We first met in a classic way for girls then: taking the No. 3 Road Bus to the stop nearest our High School in Suburban Vancouver.
Our parents owned houses five minutes from one another, in a new housing development where prices are now over a hundred times what these houses costs in the Seventies. The trees and gardens are fully grown, and the basements still flood.
What did we do then, as Canadian Teenager Girls?
We followed fashions carefully, and every month I went down to McCue's Drug Store to buy Glamour, and Mademoiselle, and Seventeen, with the money I earned babysitting.
Barb and I took bus trips downtown to Woodward's Department Store, to look at clothes, and have grilled cheese sandwiches and coffee, in the half circle cafe. We mostly went to Burnaby Mall to Ingledew's to buy shoes and purses.
We had troubles.
Her father had a serious drinking problem, and my father was a playboy who had recently left my beloved mother for his girlfriend. We were close to our mothers. We talked about religion. Barb had gone to a Catholic girl's school, a private school, the year before she moved to Richmond, her parents managed a huge hotel downtown, and her mom had had to work 24/7. My mom worked in a huge store too, Eaton's Department Store.
My dad had the best job, a Public Relations Manager for Air Canada, which gave us 4 FREE airline tickets to anywhere in the world that Air Canada flew too. I was deeply saddened by my parents' bitter divorce, yet maintained a somewhat false veneer of charisma at school, due to my trips to Paris and London. Halfway around the world from Vancouver.
Barbara and I were very close, from the start of our friendship. I believe in past lives, and have had dreams we were close in other lives. Many years later, when I had not seen her for 15 years, she picked me up at the bus stop on Kingsway, and we drove to her family's home on Selma, and we talked as though we had never left off our last conversation.

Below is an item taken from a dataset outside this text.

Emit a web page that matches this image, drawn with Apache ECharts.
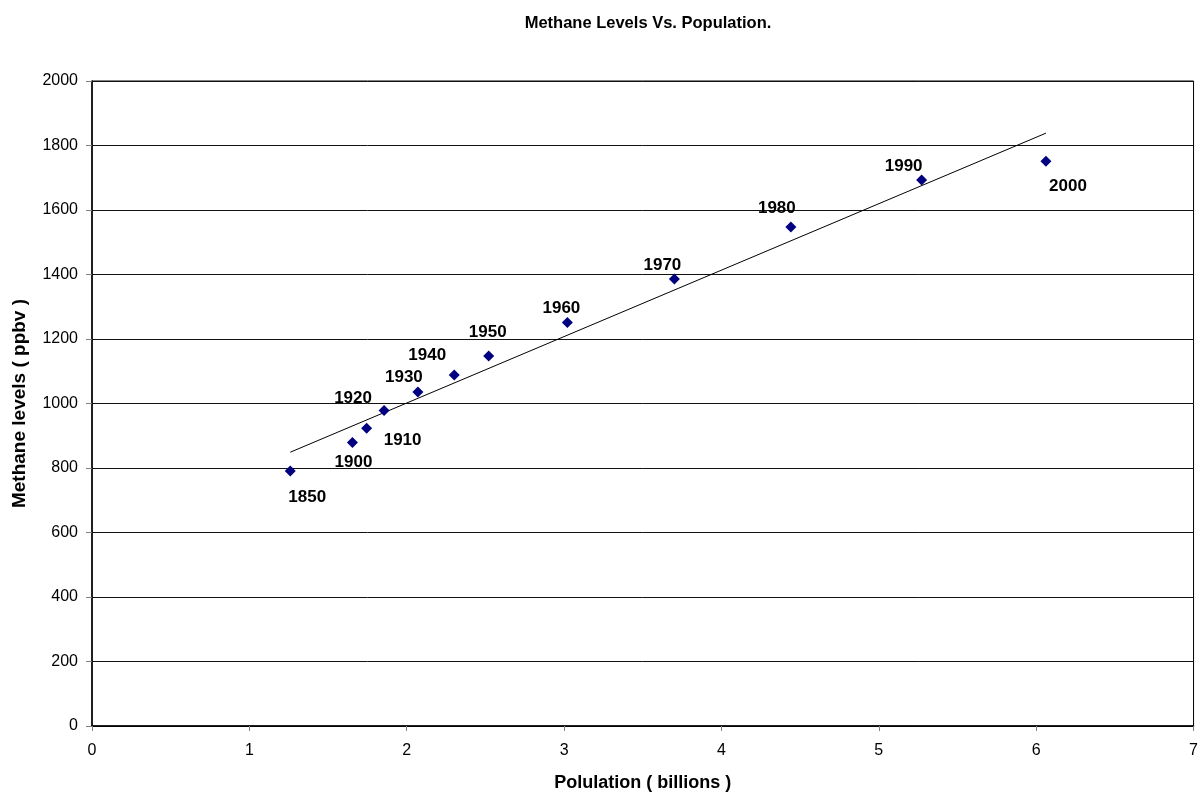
<!DOCTYPE html>
<html>
<head>
<meta charset="utf-8">
<script src="https://cdn.jsdelivr.net/npm/echarts@6/dist/echarts.min.js"></script>
<style>
html,body{margin:0;padding:0;background:#fff;}
#chart{width:1201px;height:797px;}
</style>
</head>
<body>
<div id="chart"></div>
<script>
// ---- data ----
const years = ['1850','1900','1910','1920','1930','1940','1950','1960','1970','1980','1990','2000'];
const population = [1.26, 1.655, 1.745, 1.856, 2.071, 2.302, 2.521, 3.021, 3.701, 4.441, 5.272, 6.062];
const methane = [791, 879, 923, 978, 1036, 1088, 1147, 1251, 1386, 1547, 1693, 1751];
const xTicks = [0, 1, 2, 3, 4, 5, 6, 7];
const yTicks = [0, 200, 400, 600, 800, 1000, 1200, 1400, 1600, 1800, 2000];

// ---- label placement (style) ----
const labelOffsets = {
  '1850': [17, 26], '1900': [1, 20], '1910': [36, 12], '1920': [-31, -12],
  '1930': [-14, -15], '1940': [-27, -20], '1950': [-1, -24], '1960': [-6, -14],
  '1970': [-12, -14], '1980': [-14, -19], '1990': [-18, -14], '2000': [22, 25]
};

// linear trend line (least squares) from data
const n = population.length;
const mx = population.reduce((a, b) => a + b, 0) / n;
const my = methane.reduce((a, b) => a + b, 0) / n;
let sxy = 0, sxx = 0;
for (let i = 0; i < n; i++) { sxy += (population[i] - mx) * (methane[i] - my); sxx += (population[i] - mx) ** 2; }
const slope = sxy / sxx, intercept = my - slope * mx;
const xmin = Math.min(...population), xmax = Math.max(...population);
const trend = [[xmin, intercept + slope * xmin], [xmax, intercept + slope * xmax]];

const pts = years.map((y, i) => ({
  value: [population[i], methane[i]],
  label: { offset: labelOffsets[y] }
}));

const chart = echarts.init(document.getElementById('chart'), null, { renderer: 'canvas' });
const font = 'Arial, "Liberation Sans", sans-serif';
chart.setOption({
  backgroundColor: '#ffffff',
  animation: false,
  textStyle: { fontFamily: font },
  title: {
    text: 'Methane Levels Vs. Population.',
    left: 643, top: 10, textAlign: 'center',
    textStyle: { fontFamily: font, fontSize: 16.5, fontWeight: 'bold', color: '#000' }
  },
  grid: { left: 92, right: 3, top: 81, bottom: 68, containLabel: false, show: true, borderColor: '#000', borderWidth: 1 },
  xAxis: {
    type: 'value', min: xTicks[0], max: xTicks[xTicks.length - 1], interval: 1,
    name: 'Polulation ( billions )', nameLocation: 'middle', nameGap: 48,
    nameTextStyle: { fontFamily: font, fontSize: 18, fontWeight: 'bold', color: '#000' },
    axisLine: { show: true, onZero: false, lineStyle: { color: '#000', width: 1.5 } },
    axisTick: { show: true, inside: false, length: 5, lineStyle: { color: '#808080' } },
    axisLabel: { fontFamily: font, fontSize: 16, color: '#000', margin: 17 },
    splitLine: { show: false }
  },
  yAxis: {
    type: 'value', min: yTicks[0], max: yTicks[yTicks.length - 1], interval: 200,
    name: 'Methane levels ( ppbv )', nameLocation: 'middle', nameGap: 63, nameRotate: 90,
    nameTextStyle: { fontFamily: font, fontSize: 19, fontWeight: 'bold', color: '#000' },
    axisLine: { show: true, onZero: false, lineStyle: { color: '#000', width: 1.5 } },
    axisTick: { show: true, length: 6, lineStyle: { color: '#808080' } },
    axisLabel: { fontFamily: font, fontSize: 16, color: '#000', margin: 14, formatter: v => String(v) },
    splitLine: { show: true, lineStyle: { color: '#111', width: 1 } }
  },
  series: [
    {
      type: 'line', data: trend, symbol: 'none', silent: true,
      lineStyle: { color: '#000', width: 1 }, z: 2
    },
    {
      type: 'scatter', data: pts, symbol: 'diamond', symbolSize: [11, 11],
      itemStyle: { color: '#000080', opacity: 1 }, z: 3,
      label: {
        show: true, position: 'inside',
        formatter: p => years[p.dataIndex],
        fontFamily: font, fontSize: 17, fontWeight: 'bold', color: '#000'
      }
    }
  ]
});
</script>
</body>
</html>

Of course, in our teens, we were obsessed with fashion, music, and crushes on various boys. Though we thought we were sophisticated, we were quite typical of most of the girls at our school. There were Bad Girls, who had gone too far with Boys, but we were not that far out. Still friendly with them.
In our last year of high school, we began dating. Barb's parents bought a motel on Kingsway, and I had to trek over to see her; I missed her. I slept there on weekends, and we made huge brunches of French Toast, butter, and maple syrup, washed down with pots of coffee. I admired her mother, who had a huge wall of classic and best-selling books in their living room.
My childhood friend, and all my connected memories, are not dramatic enough for a thrilling up-and-down story; sometimes I cherish most the serene and the simply happy. There are people we just feel so comfortable enough with, friends through the centuries.
Thinking of my friend, Barbara, hoping I will see her again.